Monitoring changes in diffuse pollution source risk with time-lapse photography

There are many factors within the landscape that can affect diffuse pollution source risk that vary over the year. Examples include the snow cover dynamics driving overland flow not directly connected to precipitation on that day, the changes in solar receipt resulting from cloud cover and land cover changes resulting from agricultural practices. An approach that was trialled within the first phase of DTC was the use of a time-lapse camera to create a visual record on the landscape, which could then be processed to give a continuous record of the factors. It is hoped that this extra information would provide useful context and background information for the interpretation of in-stream water quality and river flow monitoring results.

Location and Equipment

A single camera was installed in the Dacre Beck sub-catchment. This location was selected due to the suitability of the topography for the approach and local issues with snow melt that are most relevant at this site. The camera location and a typical image are shown in figure 1 below. The camera installed was a Canon 5D mk I DSLR with a 24mm f2.8 lens set to f5.0 and with a fixed ISO of 200 in aperture priority mode. This setup gave a horizontal angle of view of 73.7°. The camera was triggered to take an image every 10 minutes and has been installed since Jan 2014.

Figure 1: The location of the time-lapse camera and a typical acquired image from the site from 24/06/14. The red triangle in the map shows the camera direction and angle of view of the images.

Converting Images to Information

The images have been processed with the Python Image Library and SciPy to extract information on the changing characteristics of the landscape. The approach taken for cloud cover and snow cover followed the same steps:

1. Define the area of interest within the image for analysis. For the clear skies, this an area extracted from the sky and for the snow cover, this area was defined as the local foreground field.

2. A Gaussian blur filter was applied to the image with a high radius (200) to give a consistent colour value within the extracted area of interest image.

3. The red, green and blue components of the colour were extracted for analysis.

   a. For ‘clear skies’, the index was defined as blue / ((green + red) / 2) and hence the lower values represent cloudy days and higher values one represent blue sky days

   b. For the ‘snowiness’, the index was defined as blue / green with values towards one representing snow cover

The approach taken to find ‘interesting’ images was based on the calculated change in the scene between days. The changes in the overall scene were assessed by comparing the statistical differences between pairs of images. Two approaches were tested, the first compared the current day to the previous day and the second approach compared each day to the averaged scene from the whole year. The differences between the images were defined as the ‘Manhattan’ difference whereby the mean movement in brightness levels per pixel is calculated after the images have been converted to greyscale and normalised.
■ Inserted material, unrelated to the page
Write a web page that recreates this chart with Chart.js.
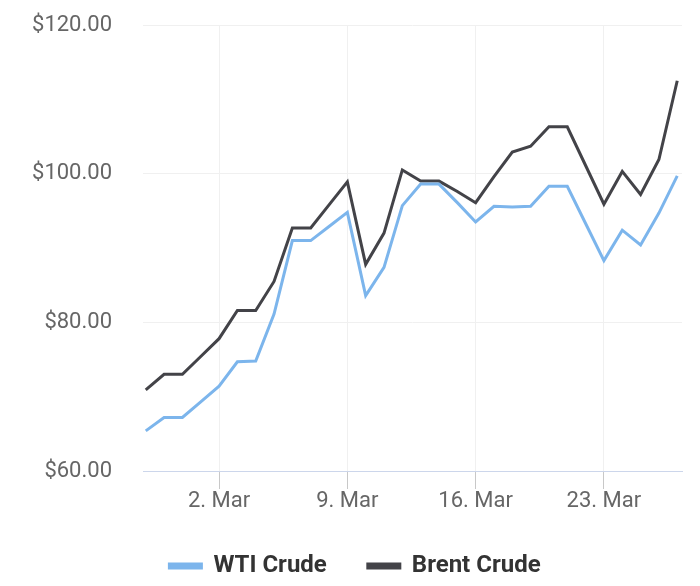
<!DOCTYPE html>
<html><head><meta charset="utf-8">
<script src="https://cdn.jsdelivr.net/npm/chart.js@4/dist/chart.umd.min.js"></script>
<style>html,body{margin:0;padding:0;background:#fff}#wrap{width:700px;height:586px;position:relative}</style>
</head><body><div id="wrap"><canvas id="c"></canvas></div>
<script>
const dates = ["27. Feb","28. Feb","29. Feb","1. Mar","2. Mar","3. Mar","4. Mar","5. Mar","6. Mar","7. Mar",
  "8. Mar","9. Mar","10. Mar","11. Mar","12. Mar","13. Mar","14. Mar","15. Mar","16. Mar","17. Mar",
  "18. Mar","19. Mar","20. Mar","21. Mar","22. Mar","23. Mar","24. Mar","25. Mar","26. Mar","27. Mar"];
const wti = [65.4,67.2,67.2,69.3,71.4,74.7,74.8,81.1,91.0,91.0,92.9,94.8,83.6,87.4,95.7,98.6,98.6,96.1,93.5,95.6,95.5,95.6,98.3,98.3,93.3,88.3,92.4,90.4,94.7,99.7];
const brent = [70.9,73.0,73.0,75.4,77.8,81.6,81.6,85.5,92.7,92.7,95.8,98.9,87.8,92.0,100.5,99.0,99.0,97.6,96.1,99.6,102.9,103.7,106.3,106.3,101.1,95.9,100.3,97.2,101.9,112.5];
const xTickLabels = ["2. Mar","9. Mar","16. Mar","23. Mar"];
const yTicks = [60,80,100,120];

const toPts = arr => arr.map((v,i)=>({x:i,y:v}));
const xTickIdx = xTickLabels.map(l=>dates.indexOf(l));

new Chart(document.getElementById('c'), {
  type:'line',
  data:{datasets:[
    {label:'WTI Crude', data:toPts(wti), borderColor:'#7cb5ec', backgroundColor:'#7cb5ec', borderWidth:3, pointRadius:0, tension:0},
    {label:'Brent Crude', data:toPts(brent), borderColor:'#434348', backgroundColor:'#434348', borderWidth:3, pointRadius:0, tension:0}
  ]},
  options:{
    responsive:true, maintainAspectRatio:false, animation:false,
    layout:{padding:{top:25,right:18,left:28,bottom:-2}},
    plugins:{
      tooltip:{enabled:false},
      legend:{position:'bottom',
        labels:{font:{family:'Roboto',size:24,weight:'bold'},color:'#333333',boxWidth:32,boxHeight:4,padding:41}}
    },
    scales:{
      x:{type:'linear',min:-0.15,max:29.26,
        afterBuildTicks:s=>{s.ticks=xTickIdx.map(v=>({value:v}));},
        afterFit:s=>{s.height=42;},
        ticks:{callback:v=>dates[v],font:{family:'Roboto',size:22},color:'#666666',padding:-1,maxRotation:0,autoSkip:false},
        grid:{color:'#f0f0f0',lineWidth:1,tickColor:'#c8c8c8',tickLength:18,drawTicks:true},
        border:{color:'#ccd6eb',width:1}
      },
      y:{min:60,max:120,
        afterBuildTicks:s=>{s.ticks=yTicks.map(v=>({value:v}));},
        afterFit:s=>{s.width=115;},
        ticks:{callback:v=>'$'+Number(v).toFixed(2),font:{family:'Roboto',size:22},color:'#666666',padding:0},
        grid:{color:'#f0f0f0',lineWidth:1,drawTicks:true,tickLength:31,tickColor:'rgba(0,0,0,0)'},
        border:{display:false}
      }
    }
  }
});
</script></body></html>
Initial Results for Blue Sky and Snow

In figure 2 below, there are the initial results for the 2014 calendar year for the clear skies and snowiness indexes along with example images. These initial results are based on the midday images from each day.

Figure 2 Changes in the clear skies and snowiness index over the 2014 calendar year.

From the results, it can be seen that the snowiness index correctly identify days with snow cover when the index value exceeds 0.87. There is a strong seasonal trend in the snowiness index values wit the lowest values in the summer. The ‘blue skies’ index shows the high level of cloud cover year the year with relatively few days being cloud free, 8.5% of days have a index value greater than 0.75. The example image in Figure 2 from 12/05/14 shows issues with condensation within the waterproof housing of the camera install. This condensation reduces the image quality for fine detail but it is still possible to extract information on the sky status.

Initial Results for Scene ‘Intrestingness’

Figure 3 below shows the changes over time for the daily differences when compared to the previous day and to the mean image. The mean image is shown in figure 4.

Figure 3 Changes over time for the daily differences when compared to the previous day and to the mean image

Figure 4, the average image from all midday images in 2014

From the results in Figure 3 it can be seen that the difference based indexes are capable of identifying the days of the year were the landscape or climate are different from the ‘normal’ conditions. The approach successfully identified the increased snow cover in February 2014, the occurrence of a change in the weather conditions from cloud to clear skies in April 2014 and the reverse in August and finally the occurrence of snowfall in December 2014.

Concluding Remarks

• Time-lapse photography of the catchment and landscape has the capability to add significant contextual information to complement and support the in-stream water chemistry datasets

• The approach generates significant amounts of data and hence tools are needed to identify the important times and associated images

• The presented indexes in are capable of identify the properties of the environment, such as cloud cover or snow accumulation / melt.

• It is also possible to identify times when there have been large changes in the landscape, either compared to the previous day or to the annual average conditions.